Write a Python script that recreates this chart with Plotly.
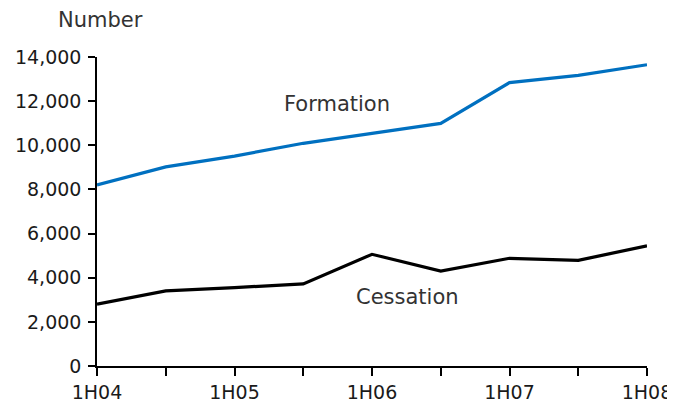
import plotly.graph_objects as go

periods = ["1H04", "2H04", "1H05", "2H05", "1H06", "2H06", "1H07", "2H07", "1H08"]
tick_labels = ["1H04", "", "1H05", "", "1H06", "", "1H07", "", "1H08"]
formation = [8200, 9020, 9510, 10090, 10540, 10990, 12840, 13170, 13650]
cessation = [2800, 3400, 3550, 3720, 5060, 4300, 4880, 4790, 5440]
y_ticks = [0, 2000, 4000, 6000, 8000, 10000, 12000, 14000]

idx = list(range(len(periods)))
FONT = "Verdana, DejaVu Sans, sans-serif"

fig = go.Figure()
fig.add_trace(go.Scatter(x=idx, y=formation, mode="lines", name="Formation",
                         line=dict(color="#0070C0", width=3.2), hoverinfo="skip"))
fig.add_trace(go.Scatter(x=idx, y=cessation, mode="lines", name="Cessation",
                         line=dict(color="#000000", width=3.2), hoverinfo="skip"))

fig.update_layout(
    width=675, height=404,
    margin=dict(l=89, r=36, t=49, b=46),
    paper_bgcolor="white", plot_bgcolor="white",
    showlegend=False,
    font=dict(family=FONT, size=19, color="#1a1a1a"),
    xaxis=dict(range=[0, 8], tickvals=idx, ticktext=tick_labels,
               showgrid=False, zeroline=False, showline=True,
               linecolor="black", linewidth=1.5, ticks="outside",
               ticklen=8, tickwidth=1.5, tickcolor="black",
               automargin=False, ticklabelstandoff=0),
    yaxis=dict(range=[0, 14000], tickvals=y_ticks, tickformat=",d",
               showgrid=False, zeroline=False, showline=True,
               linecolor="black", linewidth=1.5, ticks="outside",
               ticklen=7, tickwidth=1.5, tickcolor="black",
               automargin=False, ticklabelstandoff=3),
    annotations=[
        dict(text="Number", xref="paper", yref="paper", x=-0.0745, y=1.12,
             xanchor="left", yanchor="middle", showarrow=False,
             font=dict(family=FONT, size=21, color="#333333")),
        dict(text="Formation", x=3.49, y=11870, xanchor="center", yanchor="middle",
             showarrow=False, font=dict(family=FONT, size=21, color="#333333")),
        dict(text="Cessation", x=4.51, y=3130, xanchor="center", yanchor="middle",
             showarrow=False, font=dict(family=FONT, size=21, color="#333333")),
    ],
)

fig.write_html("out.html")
···
Transcribe the listing in full. Omit the pictures and keep every line exact.

» Exercise answer:
Write a Python script that recreates this chart with Plotly.
import plotly.graph_objects as go

periods = ["1H04", "2H04", "1H05", "2H05", "1H06", "2H06", "1H07", "2H07", "1H08"]
tick_labels = ["1H04", "", "1H05", "", "1H06", "", "1H07", "", "1H08"]
formation = [8200, 9020, 9510, 10090, 10540, 10990, 12840, 13170, 13650]
cessation = [2800, 3400, 3550, 3720, 5060, 4300, 4880, 4790, 5440]
y_ticks = [0, 2000, 4000, 6000, 8000, 10000, 12000, 14000]

idx = list(range(len(periods)))
FONT = "Verdana, DejaVu Sans, sans-serif"

fig = go.Figure()
fig.add_trace(go.Scatter(x=idx, y=formation, mode="lines", name="Formation",
                         line=dict(color="#0070C0", width=3.2), hoverinfo="skip"))
fig.add_trace(go.Scatter(x=idx, y=cessation, mode="lines", name="Cessation",
                         line=dict(color="#000000", width=3.2), hoverinfo="skip"))

fig.update_layout(
    width=675, height=404,
    margin=dict(l=89, r=36, t=49, b=46),
    paper_bgcolor="white", plot_bgcolor="white",
    showlegend=False,
    font=dict(family=FONT, size=19, color="#1a1a1a"),
    xaxis=dict(range=[0, 8], tickvals=idx, ticktext=tick_labels,
               showgrid=False, zeroline=False, showline=True,
               linecolor="black", linewidth=1.5, ticks="outside",
               ticklen=8, tickwidth=1.5, tickcolor="black",
               automargin=False, ticklabelstandoff=0),
    yaxis=dict(range=[0, 14000], tickvals=y_ticks, tickformat=",d",
               showgrid=False, zeroline=False, showline=True,
               linecolor="black", linewidth=1.5, ticks="outside",
               ticklen=7, tickwidth=1.5, tickcolor="black",
               automargin=False, ticklabelstandoff=3),
    annotations=[
        dict(text="Number", xref="paper", yref="paper", x=-0.0745, y=1.12,
             xanchor="left", yanchor="middle", showarrow=False,
             font=dict(family=FONT, size=21, color="#333333")),
        dict(text="Formation", x=3.49, y=11870, xanchor="center", yanchor="middle",
             showarrow=False, font=dict(family=FONT, size=21, color="#333333")),
        dict(text="Cessation", x=4.51, y=3130, xanchor="center", yanchor="middle",
             showarrow=False, font=dict(family=FONT, size=21, color="#333333")),
    ],
)

fig.write_html("out.html")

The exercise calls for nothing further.